Although the finding is noteworthy, security experts say that most owners of Apple devices need not be alarmed because such assaults are generally highly targeted.
After learning of a report that the weakness “may have been actively exploited,” Apple delivered the iOS 14.8 and iPadOS 14.8 software fixes, according to a blog post.
The news came as the tech giant was preparing to reveal new products at its annual launch event on Tuesday.
Apple is anticipated to announce new iPhones, as well as upgrades to its AirPods and Apple Watch.
A Deeper Analysis
Apple’s iMessage is one of the most secure messaging applications on the market, but it obviously had a severe flaw that was discovered and exploited by a hacker team.
Apple, which prides itself on having a secure and safe system, will be embarrassed by the revelation.

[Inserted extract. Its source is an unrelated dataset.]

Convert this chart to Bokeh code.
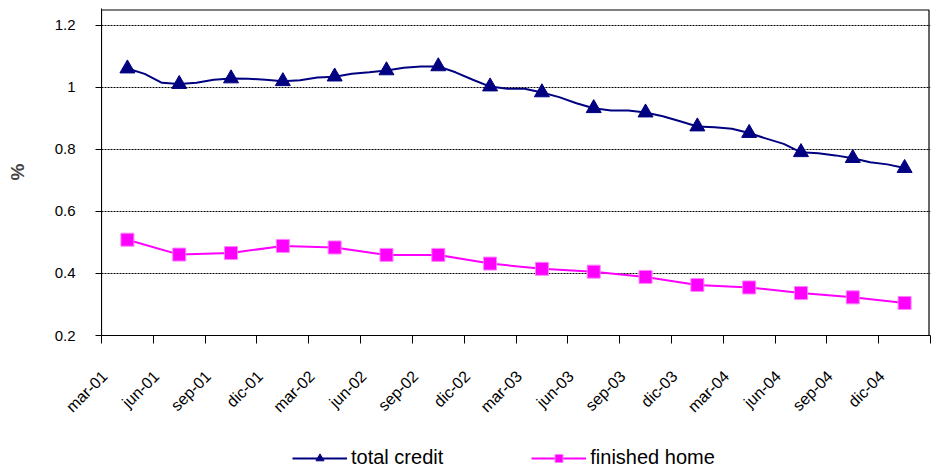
from bokeh.plotting import figure
from bokeh.layouts import column
from bokeh.models import FixedTicker, Legend, LegendItem, Range1d
from bokeh.embed import file_html
from bokeh.resources import INLINE

# ---- data ----
quarter_labels = ["mar-01", "jun-01", "sep-01", "dic-01", "mar-02", "jun-02", "sep-02", "dic-02",
                  "mar-03", "jun-03", "sep-03", "dic-03", "mar-04", "jun-04", "sep-04", "dic-04"]
# total credit: monthly, mar-01 .. dic-04
total_credit = [1.061, 1.044, 1.015, 1.011, 1.015, 1.025, 1.029, 1.028, 1.025, 1.020,
                1.023, 1.032, 1.035, 1.044, 1.049, 1.055, 1.064, 1.068, 1.068, 1.049,
                1.025, 1.003, 0.996, 0.996, 0.984, 0.969, 0.949, 0.933, 0.926, 0.926,
                0.919, 0.907, 0.891, 0.874, 0.872, 0.867, 0.853, 0.835, 0.818, 0.791,
                0.788, 0.781, 0.772, 0.759, 0.752, 0.740]
# finished home: quarterly
finished_home = [0.509, 0.461, 0.466, 0.489, 0.484, 0.460, 0.460, 0.432,
                 0.415, 0.406, 0.389, 0.363, 0.355, 0.337, 0.323, 0.305]
y_ticks = [0.2, 0.4, 0.6, 0.8, 1.0, 1.2]
y_tick_labels = ["0.2", "0.4", "0.6", "0.8", "1", "1.2"]
series_names = ["total credit", "finished home"]

FONT = "Liberation Sans"
NAVY = "#000080"
MAGENTA = "#FF00FF"
SQ_EDGE = "#FF80FF"

n_q = len(quarter_labels)
y_lo, y_hi = 0.2, 1.2548
credit_x = [0.5 + m / 3 for m in range(len(total_credit))]
credit_mx = credit_x[::3]
credit_my = total_credit[::3]
home_x = [i + 0.5 for i in range(n_q)]

p = figure(width=932, height=440,
           min_border_left=101, min_border_right=2, min_border_top=8, min_border_bottom=105,
           x_range=Range1d(0, n_q), y_range=Range1d(y_lo, y_hi),
           output_backend="svg", toolbar_location=None)
p.background_fill_color = "white"
p.border_fill_color = "white"
p.outline_line_color = None

# grid
p.xgrid.visible = False
p.ygrid.ticker = FixedTicker(ticks=y_ticks[1:])
p.ygrid.grid_line_color = "black"
p.ygrid.grid_line_dash = "2 1"
p.ygrid.grid_line_width = 1

# plot-area border, drawn just inside the frame edges so it is not clipped
inset_x = 1.5 / 51.8
inset_y = 1.5 / 310
p.quad(left=0, right=n_q - inset_x, bottom=y_lo, top=y_hi - inset_y,
       fill_alpha=0, line_color="black", line_width=1.2)

# x axis: boundary ticks as minor ticks, labels near boundaries
label_pos = [i + 0.06 for i in range(n_q)]
p.xaxis.ticker = FixedTicker(ticks=label_pos, minor_ticks=list(range(n_q + 1)))
p.xaxis.major_label_overrides = {pos: lab for pos, lab in zip(label_pos, quarter_labels)}
p.xaxis.major_tick_out = 0
p.xaxis.major_tick_in = 0
p.xaxis.minor_tick_out = 8
p.xaxis.minor_tick_in = 0
p.xaxis.minor_tick_line_color = "black"
p.xaxis.axis_line_color = "black"
p.xaxis.major_label_orientation = 0.785398
p.xaxis.major_label_standoff = 30
p.xaxis.major_label_text_font = FONT
p.xaxis.major_label_text_font_size = "16px"
p.xaxis.major_label_text_color = "black"

# y axis
p.yaxis.ticker = FixedTicker(ticks=y_ticks)
p.yaxis.major_label_overrides = {t: s for t, s in zip(y_ticks, y_tick_labels)}
p.yaxis.major_tick_out = 6
p.yaxis.major_tick_in = 0
p.yaxis.minor_tick_out = 0
p.yaxis.minor_tick_in = 0
p.yaxis.major_tick_line_color = "black"
p.yaxis.axis_line_color = "black"
p.yaxis.major_label_standoff = 20
p.yaxis.major_label_text_font = FONT
p.yaxis.major_label_text_font_size = "15px"
p.yaxis.major_label_text_color = "black"
p.yaxis.axis_label = "%"
p.yaxis.axis_label_text_font = FONT
p.yaxis.axis_label_text_font_style = "bold"
p.yaxis.axis_label_text_font_size = "19px"
p.yaxis.axis_label_standoff = 24

# series
p.line(credit_x, total_credit, line_color=NAVY, line_width=2)
p.scatter(credit_mx, credit_my, marker="triangle", size=15, fill_color=NAVY, line_color=NAVY)
p.line(home_x, finished_home, line_color=MAGENTA, line_width=2)
p.scatter(home_x, finished_home, marker="square", size=13, fill_color=MAGENTA,
          line_color=SQ_EDGE, line_width=1)

# legend strip below the chart (its own series copies sit outside its visible range)
leg = figure(width=932, height=31, x_range=Range1d(-n_q - 2, -n_q - 1), y_range=Range1d(0, 1),
             min_border=0, x_axis_location=None, y_axis_location=None,
             output_backend="svg", toolbar_location=None)
leg.outline_line_color = None
leg.grid.visible = False
leg.background_fill_color = "white"
leg.border_fill_color = "white"
r1 = leg.line(credit_x, total_credit, line_color=NAVY, line_width=2)
r1m = leg.scatter(credit_mx, credit_my, marker="triangle", fill_color=NAVY, line_color=NAVY)
r2 = leg.line(home_x, finished_home, line_color=MAGENTA, line_width=2)
r2m = leg.scatter(home_x, finished_home, marker="square", fill_color=MAGENTA, line_color=SQ_EDGE)
legend = Legend(items=[LegendItem(label=series_names[0], renderers=[r1, r1m]),
                       LegendItem(label=series_names[1], renderers=[r2, r2m])],
                orientation="horizontal", location=(191, 2),
                glyph_width=55, glyph_height=20, label_standoff=4, spacing=88,
                padding=0, margin=0, border_line_alpha=0, background_fill_alpha=0,
                label_text_font=FONT, label_text_font_size="20px", label_text_color="black")
leg.add_layout(legend)

page = column(p, leg, spacing=0)
open("out.html", "w").write(file_html(page, INLINE))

The news might further tarnish NSO Group’s image, which has already been tarnished by recent allegations of extensive spying on innocent individuals.
It also proves that no gadget is completely secure if a motivated, well-funded team wants to hack it and is paid handsomely enough to do it.
The general consensus is that iOS users should upgrade their device’s security software as soon as possible to close the security flaw.
However, the chances of becoming a victim of this pricey and highly skilled hacking are slim for the great majority of consumers.